EDITOR’S NOTE: The Alphabet Murders was on the CBS Late Movie on April 5 and August 10, 1972.
Directed by Frank Tashlin (The Girl Can’t Help It, Will Success Spoil Rock Hunter?) and written by David Pursall and Jack Seddon, this film didn’t win the favor of Agatha Christie — who objected to bedroom scenes — and ended up switch Zero Mostel for Tony Randall as Hercule Poirot. Pursall and Seddon, were upset that Tashlin and Robert Morley, who played Hastings, rewrote the script and Randall ad-libbed so much.
It also has two actors who played Poirot. Maurice Denham, who is Inspector Japp, would appear as the famous detective in a 1985 BBC Radio 4 adaptation of The Mystery of the Blue Train. Austin Trevor, who is Judson, played Poirot in three movies: Alibi, Black Coffee and Lord Edgware Dies.

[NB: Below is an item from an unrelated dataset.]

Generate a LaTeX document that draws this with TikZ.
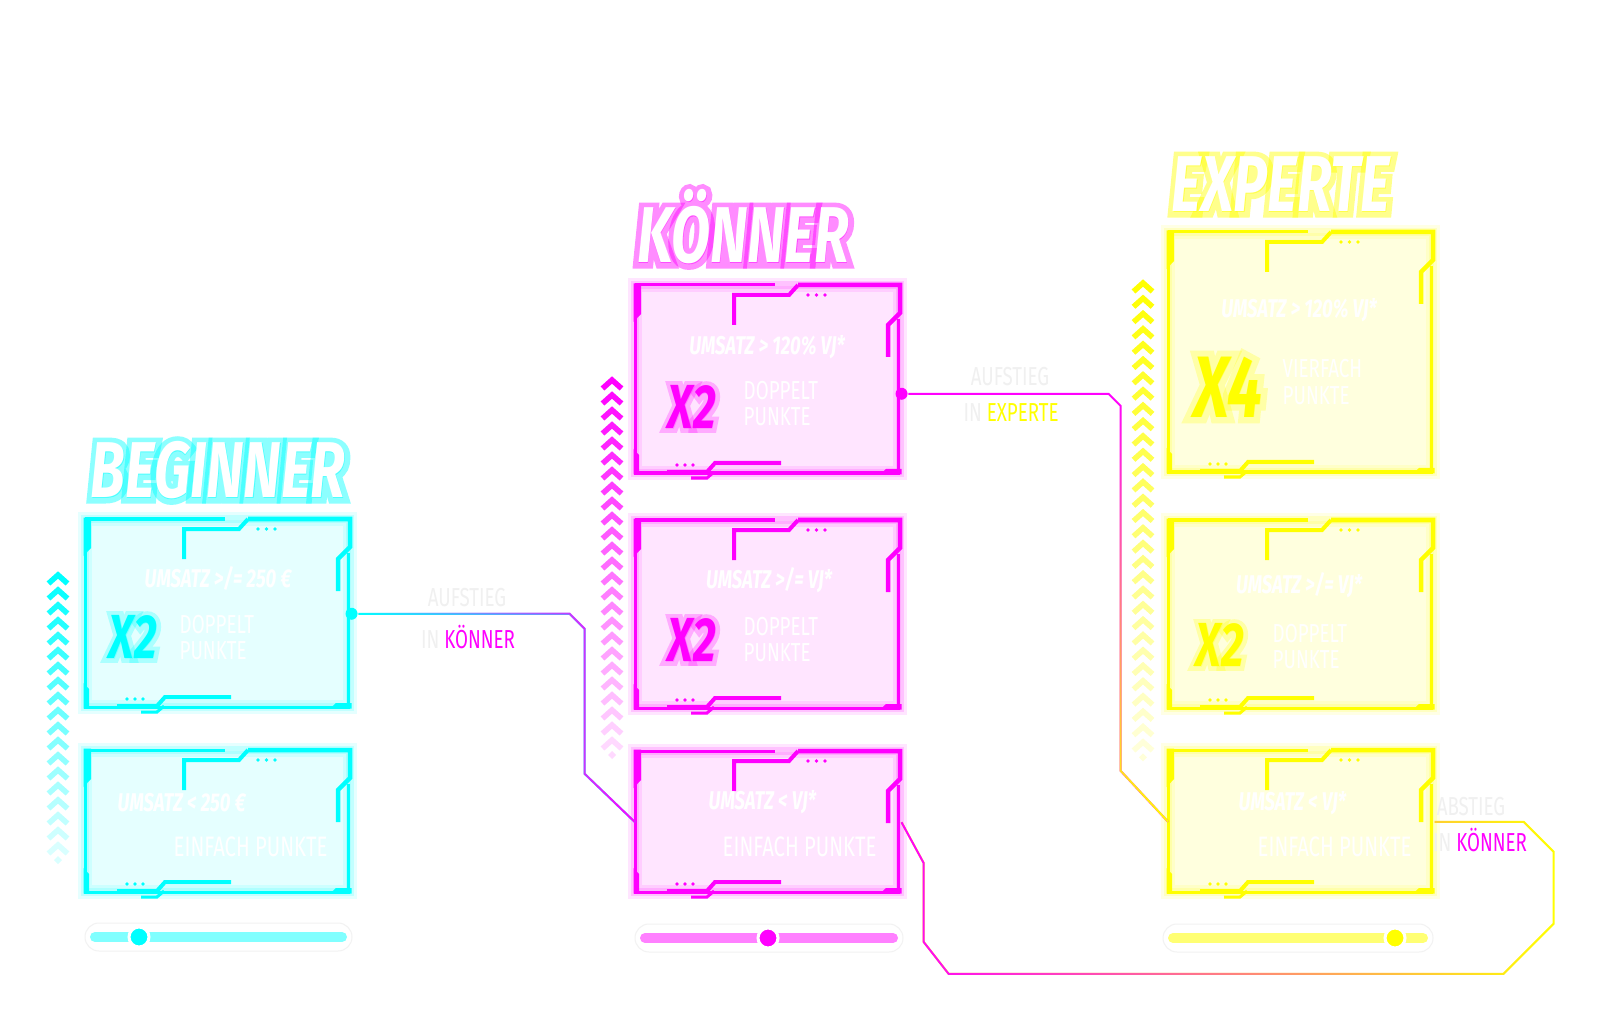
\documentclass[tikz,border=0pt]{standalone}
\usepackage{fontspec}
\newfontfamily\hudhead[FakeStretch=0.72]{Fira Sans}
\newfontfamily\hudglow[FakeStretch=0.72, FakeBold=14]{Fira Sans}
\newfontfamily\hudtext[FakeStretch=0.72]{Fira Sans}
\usetikzlibrary{fadings}
\tikzfading[name=fadeleft, left color=transparent!0, right color=transparent!100]
\tikzfading[name=faderight, left color=transparent!100, right color=transparent!0]
\tikzfading[name=fadedown, top color=transparent!100, bottom color=transparent!0]
\definecolor{hudcyan}{RGB}{0,255,255}
\definecolor{hudpink}{RGB}{255,0,255}
\definecolor{hudyellow}{RGB}{255,255,0}
\definecolor{ghost}{gray}{0.94}

\begin{document}
\begin{tikzpicture}[
        x = 0.01cm, y = -0.01cm,
        title/.style = {
            text = white,
            font = \hudhead\bfseries\itshape\fontsize{22.5}{24}\selectfont,
            inner sep = 0pt,
            anchor = base
        },
        titleglow/.style = {
            title,
            font = \hudglow\bfseries\itshape\fontsize{22.5}{24}\selectfont,
            text = #1,
            opacity = 0.45
        },
        box/.style 2 args = {
            fill = #1,
            minimum width = 2.65cm,
            minimum height = #2,
            inner sep = 0pt,
            anchor = north west
        },
        umsatz/.style = {
            text = white,
            font = \hudtext\bfseries\itshape\fontsize{7.3}{8}\selectfont,
            inner sep = 0pt
        },
        factor/.style = {
            text = #1,
            font = \hudhead\bfseries\itshape\fontsize{17.7}{18}\selectfont,
            inner sep = 0pt
        },
        punkte/.style = {
            text = white,
            font = \hudtext\fontsize{7.4}{7.4}\selectfont,
            align = left,
            inner sep = 0pt,
            anchor = west
        },
        einfach/.style = {
            text = white,
            font = \hudtext\fontsize{8}{8}\selectfont,
            inner sep = 0pt,
            anchor = west
        },
        linklabel/.style = {
            text = ghost,
            font = \hudtext\fontsize{7.4}{8}\selectfont,
            inner sep = 0pt
        },
        dot/.style = {
            circle,
            fill = #1,
            minimum size = 0.12cm,
            inner sep = 0pt
        },
        knob/.style = {
            circle,
            fill = #1,
            draw = white,
            line width = 0.03cm,
            minimum size = 0.2cm,
            inner sep = 0pt
        },
        link/.style n args = {3}{
            draw = #1,
            line width = 0.02cm,
            postaction = {draw = #2, line width = 0.02cm, path fading = #3}
        },
        pics/hudframe/.style 2 args = {code = {
            \draw[#1, opacity=0.1, line width=0.14cm] (0,0) rectangle (265,#2);
            \draw[#1, opacity=0.15, line width=0.08cm] (0,0) rectangle (265,#2);
            \draw[#1, line width=0.03cm] (0,0) -- (140,0);
            \draw[#1, line width=0.03cm] (0,0) -- (0,#2) -- (265,#2);
            \draw[#1, line width=0.025cm] (263.5,34) -- (263.5,#2);
            \fill[#1] (-1.5,-1.5) -- (6,-1.5) -- (6,29) -- (-1.5,37) -- cycle;
            \fill[#1] (-1.5,#2-24) -- (4,#2-18) -- (4,#2+1.5) -- (-1.5,#2+1.5) -- cycle;
            \fill[#1] (245,#2+1.5) -- (251,#2-4) -- (266.5,#2-4) -- (266.5,#2+1.5) -- cycle;
            \draw[#1, line width=0.045cm] (163,0) -- (265,0) -- (265,28) -- (253,40) -- (253,72);
            \draw[#1, line width=0.04cm] (99,40) -- (99,10) -- (154,10) -- (163,0);
            \draw[#1, line width=0.04cm] (32,#2-1) -- (72,#2-1) -- (80,#2-10) -- (146,#2-10);
            \draw[#1, line width=0.03cm] (56,#2+5) -- (72,#2+5) -- (79,#2-1);
            \foreach \dx in {173,181.5,190} \fill[#1] (\dx,10) circle (1.8);
            \foreach \dx in {42,50,58} \fill[#1] (\dx,#2-8) circle (1.8);
        }}
        ]
        \fill[white] (0,0) rectangle (1598,1019);
        \useasboundingbox (0,0) rectangle (1598,1019);
%
% chevrons
        \foreach \cx/\cy/\n/\dy/\c in {58/575/18/15/hudcyan, 612/380/24/15/hudpink, 1143/283/30/15.3/hudyellow}{
            \foreach \i in {0,...,\n}{
                \pgfmathsetmacro\op{1-0.85*\i/\n}
                \draw[\c, line width=0.055cm, opacity=\op] (\cx-9.5,{\cy+\dy*\i+8.5}) -- (\cx,{\cy+\dy*\i}) -- (\cx+9.5,{\cy+\dy*\i+8.5});
            }
            \fill[\c, opacity=0.15] (\cx,{\cy+\dy*(\n+1)-4}) -- (\cx+4,{\cy+\dy*(\n+1)}) -- (\cx,{\cy+\dy*(\n+1)+4}) -- (\cx-4,{\cy+\dy*(\n+1)}) -- cycle;
        }
%
% titles
        \node[titleglow=hudcyan] (tbg) at (218,498) {BEGINNER};
        \node[titleglow=hudpink] (tkg) at (743,263) {KÖNNER};
        \node[titleglow=hudyellow] (teg) at (1281,212) {EXPERTE};
        \node[title] (tb) at (218,498) {BEGINNER};
        \node[title] (tk) at (743,263) {KÖNNER};
        \node[title] (te) at (1281,212) {EXPERTE};
%
% boxes
        \node[box={hudcyan!10}{1.88cm}] (b1) at (85,519) {};
        \node[box={hudcyan!10}{1.42cm}] (b2) at (85,750) {};
        \node[box={hudpink!10}{1.88cm}] (k1) at (635,285) {};
        \node[box={hudpink!10}{1.88cm}] (k2) at (635,520) {};
        \node[box={hudpink!10}{1.41cm}] (k3) at (635,751) {};
        \node[box={hudyellow!13}{2.40cm}] (e1) at (1168,232) {};
        \node[box={hudyellow!13}{1.88cm}] (e2) at (1168,520) {};
        \node[box={hudyellow!13}{1.42cm}] (e3) at (1168,750) {};
%
        \pic at (b1.north west) {hudframe={hudcyan}{188}};
        \pic at (b2.north west) {hudframe={hudcyan}{142}};
        \pic at (k1.north west) {hudframe={hudpink}{188}};
        \pic at (k2.north west) {hudframe={hudpink}{188}};
        \pic at (k3.north west) {hudframe={hudpink}{141}};
        \pic at (e1.north west) {hudframe={hudyellow}{240}};
        \pic at (e2.north west) {hudframe={hudyellow}{188}};
        \pic at (e3.north west) {hudframe={hudyellow}{142}};
%
% box texts
        \node[umsatz] (b1u) at (218,578) {UMSATZ >/= 250 €};
        \node[punkte] (b1p) at (179,638) {DOPPELT\\PUNKTE};
        \node[umsatz, anchor=west] (b2u) at (117,803) {UMSATZ < 250 €};
        \node[einfach] (b2p) at (173,847) {EINFACH PUNKTE};
%
        \node[umsatz] (k1u) at (767,347) {UMSATZ > 120\% VJ*};
        \node[punkte] (k1p) at (743,404) {DOPPELT\\PUNKTE};
        \node[umsatz] (k2u) at (769,580) {UMSATZ >/= VJ*};
        \node[punkte] (k2p) at (743,640) {DOPPELT\\PUNKTE};
        \node[umsatz, anchor=west] (k3u) at (708,802) {UMSATZ < VJ*};
        \node[einfach] (k3p) at (722,847) {EINFACH PUNKTE};
%
        \node[umsatz] (e1u) at (1299,310) {UMSATZ > 120\% VJ*};
        \node[punkte, font=\hudtext\fontsize{7.4}{7.7}\selectfont] (e1p) at (1282,382) {VIERFACH\\PUNKTE};
        \node[umsatz] (e2u) at (1299,585) {UMSATZ >/= VJ*};
        \node[punkte] (e2p) at (1272,647) {DOPPELT\\PUNKTE};
        \node[umsatz, anchor=west] (e3u) at (1238,803) {UMSATZ < VJ*};
        \node[einfach] (e3p) at (1257,847) {EINFACH PUNKTE};
%
% factors
        \foreach \nm/\px/\py/\c/\t in {b1x/133/637/hudcyan/X2, k1x/692/407/hudpink/X2, k2x/692/640/hudpink/X2, e2x/1220/645/hudyellow/X2}{
            \node[factor=\c, font=\hudglow\bfseries\itshape\fontsize{17.7}{18}\selectfont, opacity=0.25] (\nm g) at (\px,\py) {\t};
            \node[factor=\c] (\nm) at (\px,\py) {\t};
        }
        \node[factor=hudyellow, font=\hudglow\bfseries\itshape\fontsize{24.8}{26}\selectfont, opacity=0.25] (e1xg) at (1228,387) {X4};
        \node[factor=hudyellow, font=\hudhead\bfseries\itshape\fontsize{24.8}{26}\selectfont] (e1x) at (1228,387) {X4};
%
% sliders
        \draw[black!5, line width=0.01cm, rounded corners=0.14cm] (85,923) rectangle (352,951);
        \draw[black!5, line width=0.01cm, rounded corners=0.14cm] (635,924) rectangle (903,952);
        \draw[black!5, line width=0.01cm, rounded corners=0.14cm] (1163,924) rectangle (1433,952);
        \draw[hudcyan!50, line width=0.1cm, line cap=round] (95,937) -- (342,937);
        \draw[hudpink!50, line width=0.1cm, line cap=round] (645,938) -- (893,938);
        \draw[hudyellow!55, line width=0.1cm, line cap=round] (1173,938) -- (1423,938);
        \node[knob=hudcyan] (s1) at (139,937) {};
        \node[knob=hudpink] (s2) at (768,938) {};
        \node[knob=hudyellow] (s3) at (1395,938) {};
%
% connectors
        \node[dot=hudcyan] (d1) at (b1.east) {};
        \node[dot=hudpink] (d2) at ([yshift=-0.14cm]k1.east) {};
%
        \draw[link={hudcyan}{hudpink}{faderight}] (d1) -- ++(218,0) -- ++(15,15) -- ++(0,145) -- (k3.west);
        \draw[link={hudpink}{hudyellow}{fadedown}] (d2) -- ++(207,0) -- ++(12,12) -- ++(0,365) -- (e3.west);
        \draw[link={hudyellow}{hudpink}{fadeleft}] (e3.east) -- ++(89,0) -- ++(30,30) -- ++(0,72) -- ++(-50,50) -- ++(-555,0) -- ++(-25,-32) -- ++(0,-79) -- (k3.east);
%
        \node[linklabel] (l1a) at (467,598) {AUFSTIEG};
        \node[linklabel] (l1b) at (468,637) {IN \textcolor{hudpink}{KÖNNER}};
        \node[linklabel] (l2a) at (1010,377) {AUFSTIEG};
        \node[linklabel] (l2b) at (1011,413) {IN \textcolor{hudyellow}{EXPERTE}};
        \node[linklabel] (l3a) at (1471,807) {ABSTIEG};
        \node[linklabel] (l3b) at (1480,840) {IN \textcolor{hudpink}{KÖNNER}};
    \end{tikzpicture}
\end{document}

Hastings believes that Poirot is in danger and he’s right. A mysterious woman Amanda Beatrice Cross (Anita Ekberg) makes an attempt and draws him into a murder plot that follows the alphabet — this was based on the book The ABC Murders, but since there was a theater chain in England with that name, it was changed to not offend them — with a clown named Albert Aachen and a bowler named Betty Barnard are the first victims. Poirot thinks that Sir Carmichael Clarke could be the next victim, which makes sense.
This movie establishes the Agatha Christie cinematic universe, as Miss Jane Marple (Margaret Rutherford) and Mr. Stringer (Stringer Davis) show up from their own film series. While that’s awesome, it’s strange to see Poirot be a moron like Inspector Clouseau.
Christie and her fans didn’t like this film, which didn’t play England until a year after its release, showing up as a double feature with Tashlin’s The Glass Bottom Boat.